My son, Alexander, when he was six months old
Research shows that young children think in similar ways as scientists do. With the growing realization of how crucial early childhood education is, these latest results point to great opportunities in introducing science to children. A child does employ a natural way of addressing problems and experimentation. In fact, we may not be aware of this, but everyone, including adults, do this. There are still, however, major differences between the natural problem solving and experimentation that a young child does, and what a scientist or any other person who practices the scientific method actually does. Scientists employ controls in designing experiments and analyzing data. This requires putting aside prejudgments, formulating a verifiable hypothesis, and critically evaluating the results of works of other scientists. This difference is highlighted by being able to account for what one observes in the light of what is already known. Nevertheless, the motivation is present as early as our toddler years and introducing science at an early age can work by taking advantage of what young children are inclined to do. To scientists, doing science is indeed a play as opposed to a torturing job. We do enjoy it.

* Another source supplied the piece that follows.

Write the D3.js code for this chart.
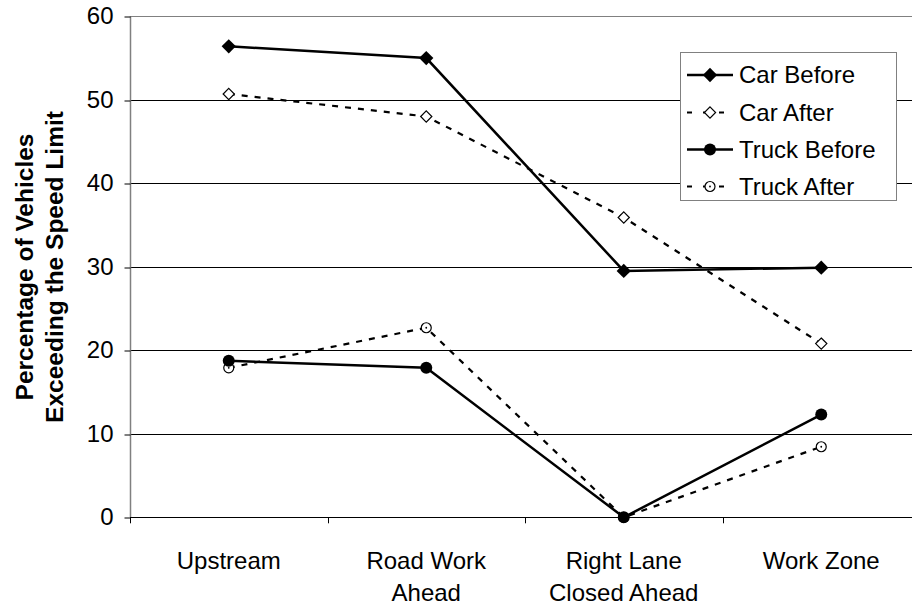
<!DOCTYPE html>
<html><head><meta charset="utf-8">
<script src="https://cdn.jsdelivr.net/npm/d3@7"></script>
<style>body{margin:0;background:#fff;overflow:hidden}svg{display:block;font-family:"Liberation Sans",Arial,sans-serif}</style>
</head><body><svg id="c" width="912" height="611"></svg>
<script>
const categories = [["Upstream"], ["Road Work","Ahead"], ["Right Lane","Closed Ahead"], ["Work Zone"]];
const carBefore = [56.4, 55.0, 29.5, 29.9];
const carAfter = [50.7, 48.0, 35.9, 20.8];
const truckBefore = [18.75, 17.9, 0, 12.3];
const truckAfter = [17.9, 22.7, 0, 8.45];
const yTicks = [0, 10, 20, 30, 40, 50, 60];
const seriesNames = ["Car Before", "Car After", "Truck Before", "Truck After"];

const FS = 24;
const svg = d3.select("#c");
const L = 130, R = 920, T = 16.3, B = 517.3;
const x = d3.scaleBand().domain(d3.range(categories.length)).range([L, R]);
const y = d3.scaleLinear().domain([0, 60]).range([B, T]);

// gridlines
svg.append("g").selectAll("line").data(yTicks.filter(d => d > 0)).join("line")
  .attr("x1", L).attr("x2", 912).attr("y1", d => Math.round(y(d)) + 0.5).attr("y2", d => Math.round(y(d)) + 0.5)
  .attr("stroke", d => d === 60 ? "#808080" : "#000").attr("stroke-width", 1);

// y axis
const ya = svg.append("g").attr("transform", `translate(${L + 0.5},0)`)
  .call(d3.axisLeft(y).tickValues(yTicks).tickSize(6).tickPadding(11).tickFormat(d3.format("d")));
ya.select(".domain").attr("stroke", "#808080").attr("stroke-width", 1.5).attr("d", `M0,${T}V${B}`);
ya.selectAll(".tick line").attr("stroke", "#000").attr("transform", d => `translate(0,${Math.round(y(d)) + 0.5 - y(d)})`);
ya.selectAll(".tick text").attr("font-size", FS).attr("fill", "#000").attr("font-family", "Liberation Sans, Arial, sans-serif");

// x axis
const xa = svg.append("g");
xa.append("line").attr("x1", L).attr("x2", 912).attr("y1", Math.round(B) + 0.5).attr("y2", Math.round(B) + 0.5).attr("stroke", "#000");
xa.selectAll("line.tk").data(d3.range(categories.length + 1)).join("line").attr("class", "tk")
  .attr("x1", i => Math.round(L + i * x.step()) + 0.5).attr("x2", i => Math.round(L + i * x.step()) + 0.5)
  .attr("y1", B).attr("y2", B + 6).attr("stroke", "#000");
const xl = xa.selectAll("text").data(categories).join("text")
  .attr("x", (d, i) => x(i) + x.bandwidth() / 2).attr("y", 569)
  .attr("text-anchor", "middle").attr("font-size", FS).attr("fill", "#000");
xl.selectAll("tspan").data(d => d).join("tspan")
  .attr("x", function() { return this.parentNode.getAttribute("x"); })
  .attr("dy", (d, i) => i === 0 ? 0 : 32).text(d => d);

// y title
const yt = svg.append("text").attr("transform", "translate(0,267) rotate(-90)")
  .attr("text-anchor", "middle").attr("font-size", 24.5).attr("font-weight", "bold").attr("fill", "#000");
yt.append("tspan").attr("x", 0).attr("y", 33).text("Percentage of Vehicles");
yt.append("tspan").attr("x", 0).attr("y", 63).text("Exceeding the Speed Limit");

const cx = i => x(i) + x.bandwidth() / 2;
const line = d3.line().x((d, i) => cx(i)).y(d => y(d));

const series = [
  { name: seriesNames[0], data: carBefore, dash: null, w: 2.5, marker: "diamondFill" },
  { name: seriesNames[1], data: carAfter, dash: "6,7", w: 2.2, marker: "diamondOpen" },
  { name: seriesNames[2], data: truckBefore, dash: null, w: 2.5, marker: "circleFill" },
  { name: seriesNames[3], data: truckAfter, dash: "6,7", w: 2.2, marker: "circleOpen" }
];

function drawMarker(g, type, px, py) {
  if (type === "diamondFill") {
    g.append("path").attr("d", d3.symbol(d3.symbolDiamond2, 130)()).attr("transform", `translate(${px},${py})`).attr("fill", "#000");
  } else if (type === "diamondOpen") {
    g.append("path").attr("d", d3.symbol(d3.symbolDiamond2, 80)()).attr("transform", `translate(${px},${py})`).attr("fill", "#fff").attr("stroke", "#000").attr("stroke-width", 1.2);
  } else if (type === "circleFill") {
    g.append("circle").attr("cx", px).attr("cy", py).attr("r", 6).attr("fill", "#000");
  } else {
    g.append("circle").attr("cx", px).attr("cy", py).attr("r", 5).attr("fill", "#fff").attr("stroke", "#000").attr("stroke-width", 1.2);
    g.append("circle").attr("cx", px).attr("cy", py).attr("r", 0.9).attr("fill", "#000");
  }
}

const plot = svg.append("g");
series.forEach(s => {
  plot.append("path").datum(s.data).attr("d", line).attr("fill", "none").attr("stroke", "#000")
    .attr("stroke-width", s.w).attr("stroke-dasharray", s.dash);
});
[1, 3, 0, 2].forEach(k => {
  const s = series[k];
  const g = plot.append("g");
  s.data.forEach((v, i) => drawMarker(g, s.marker, cx(i), y(v)));
});

// legend
const lg = svg.append("g");
lg.append("rect").attr("x", 680.5).attr("y", 52.5).attr("width", 216).attr("height", 148)
  .attr("fill", "#fff").attr("stroke", "#808080").attr("stroke-width", 1);
const ly = [75, 112.5, 149.5, 186.5];
series.forEach((s, i) => {
  lg.append("line").attr("x1", 687).attr("x2", 733).attr("y1", ly[i]).attr("y2", ly[i])
    .attr("stroke", "#000").attr("stroke-width", s.w).attr("stroke-dasharray", s.dash ? "5,11" : null);
  drawMarker(lg, s.marker, 710, ly[i]);
  lg.append("text").attr("x", 739).attr("y", ly[i]).attr("dy", "0.35em").attr("font-size", FS).attr("fill", "#000").text(s.name);
});
</script></body></html>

Alison Gopnik at the University of California, Berkeley, had been working in this area. A recent review by her has been recently published in the journal Science. The abstract of that paper is posted here as well as a TED video describing her work. A video released by the National Science Foundation is also shared in this post.
Scientific Thinking in Young Children: Theoretical Advances, Empirical Research, and Policy Implications
"Babies and young children are like the R&D division of the human species," says psychologist Alison Gopnik. Her research explores the sophisticated intelligence-gathering and decision-making that babies are really doing when they play.Alison Gopnik takes us into the fascinating minds of babies and children, and shows us how much we understand before we even realize we do." - http://www.ted.com/talks/alison_gopnik_what_do_babies_think.html
Babies Are Born Scientists
New research methods reveal that babies and young children learn by rationally testing hypotheses, analyzing statistics and doing experiments much as scientists do
Alison Gopnik, professor of psychology and affiliate professor of philosophy at the University of California, Berkeley, spoke with NSF about her research on young children's early learning. Credit: National Science Foundation
Being shown how to do something has advantages, for both young children and for scientists, as well as disadvantages. Most importantly, being taught something instead of exploring it for oneself discourages exploration that can lead to new conclusions, and research indicates this is the case for young children, Gopnick said.
The true challenge to education is doing both; maintaining curiosity while instilling discipline, learning hard work while at play, and having one's eyes and ears wide open while standing on the shoulders of giants in the past.